Lewd is the most negative of all the words that refer to having or arousing sexual desire, such as lascivious, lecherous, licentious, lustful, prurient, salacious, and wanton. Dictionaries give the main sense as something like “inclined to, characterized by, or inciting to lust or lechery” (to quote the Random House Webster’s Unabridged Dictionary) but add a subsidiary one of “obscene, indecent”. (The Concise Oxford Dictionary defines the main sense as “lascivious”, which has the merit of brevity, but little else, as surely that word is even less likely to be known to the enquirer than lewd, forcing him or her to the extra effort of turning that up in turn, where it is defined as “inciting to or evoking lust”.)
But my decidedly unsalacious reason for picking on lewd is that it’s a word with an odd history, and one that has definitely gone down in the world. It’s one of the oldest in the English language, dating from at least the year 900. But we don’t know its earlier history. Some say it derives from late Latin, but others disagree. It appears to have no clear parentage, perhaps appropriate when you think of its modern senses.

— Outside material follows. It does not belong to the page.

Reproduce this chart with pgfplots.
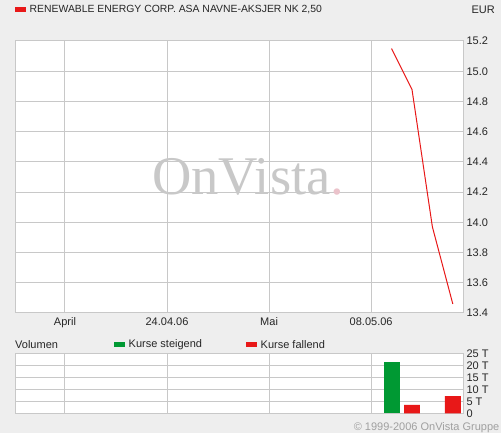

It referred at first in a neutral way to someone who was not a clerk in holy orders, a lay person. Because so much knowledge, particularly the ability to read and write, was in the hands of the clergy at that time (our word clerical in the modern sense of an office worker comes from this circumstance), it soon acquired the allied meaning of “unlearned; ignorant”. When Thomas Malory wrote in Le Mort d’Arthur about 1470: “Thou hast said thy message, the which is the most villainous and lewdest message that ever man heard sent unto a king”, the sense here is this one of ignorance, with nothing of its modern implications of lasciviousness. There was once a set phrase learned and lewd, meaning “everybody”, that is, both those who were learned and those who were not.
The next stage seems to have been to associate lack of learning with other negative characteristics. In the Authorised Version of the Bible there is a reference in Acts to “The Jews which believed not ... took unto them certain lewd fellows of the baser sort ... and assaulted the house of Jason” and here the meaning is “unprincipled, good-for-nothing, worthless, wicked”. It could also mean “ill-mannered; ill-bred”. It was perhaps not an entirely obvious but nonetheless a relatively short step from here to “lascivious”, though this sense seems to have existed in parallel with the others from early times — Chaucer has “Lat be thy lewed dronken harlotrye” as early as 1386.
The OED notes that this last meaning is “the surviving sense”, but that entry was written at about the end of last century. Since then it has gone even further downhill, with the linked sense of something obscene or indecent having being added.